Les abonnés des box Tastevin et Buissonniers du mois d’Avril vont découvrir votre cuvée en appellation Picpoul de Pinet 2020, le cépage Piquepoul est assez rare, quels sont ses atouts ?
C’est vraiment un cépage languedocien, qui remonte au 16e siècle au bord de l’étang de Thau dans un triangle formé par les villes de Agde, Pézenas et Sète. Le piquepoul peut se décliner en blanc, gris et noir. C’est un cépage tardif pour la région que nous ne vendangeons que fin septembre. Il a une très belle acidité, très frais et très vif.
Le cépage se nomme « Piquepoul » et l’appellation « Picpoul de Pinet », qui est le premier arrivé ?
Son nom piquepoul viendrait du fait que ses rameaux étant étalés sur le sol, les grappes étaient à portée de bec … des poules ! Le cépage s’est toujours appelé comme ça, du coup l’appellation s’est adaptée au nom du cépage autochtone, et Pinet c’est la commune centrale de l’appellation. Le village se situe à 25 minutes de la ville d’Agde. Comme l’INAO ne souhaite pas qu’une appellation porte le nom d’un cépage, l’orthographe a été quelque peu modifiée.
La bouteille a une forme particulière, comment est-elle conçue ?
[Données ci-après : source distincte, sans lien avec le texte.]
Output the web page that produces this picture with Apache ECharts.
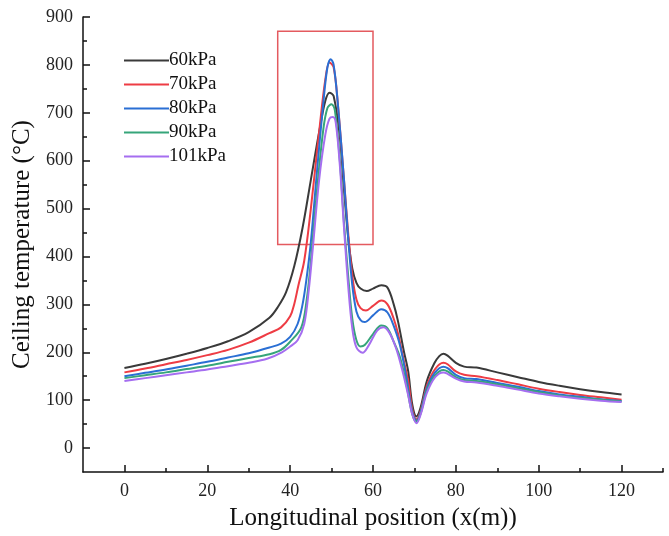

Elle a été spécialement créée par le syndicat, pour l’appellation en 1995. C’est un vrai travail d’identification visuelle des vins de l’appellation Picpoul de Pinet sur le marché. On y retrouve la croix du Languedoc, juste au dessus, les vagues de la mer, et le socle est en colonnes romaines parce que nous sommes traversés par la voie Domitienne. C’est la première route construite par les Romains en Gaule, elle franchit les Alpes au col de Montgenèvre, jusqu’à l’Espagne en passant par la vallée de la Durance, le Luberon nord, Nîmes et elle suit la côte du golfe du Lion.
Avec quoi cette cuvée Picpoul de Pinet 2020, est-elle idéale à accorder ?
C’est un vin très frais, très franc, facile, aérien, assez salin sur la finale. Il a un nez séduisant de fleurs blanches et d’agrumes. Dégustez-le dans l’année pour garder ce côté peps, en apéritif, ou avec quelques poissons pas trop cuisinés, et des sushis. Nous, nous l’associons avec les huîtres de Bouzigues produites dans l’étang de Thau. C’est un accord idéal.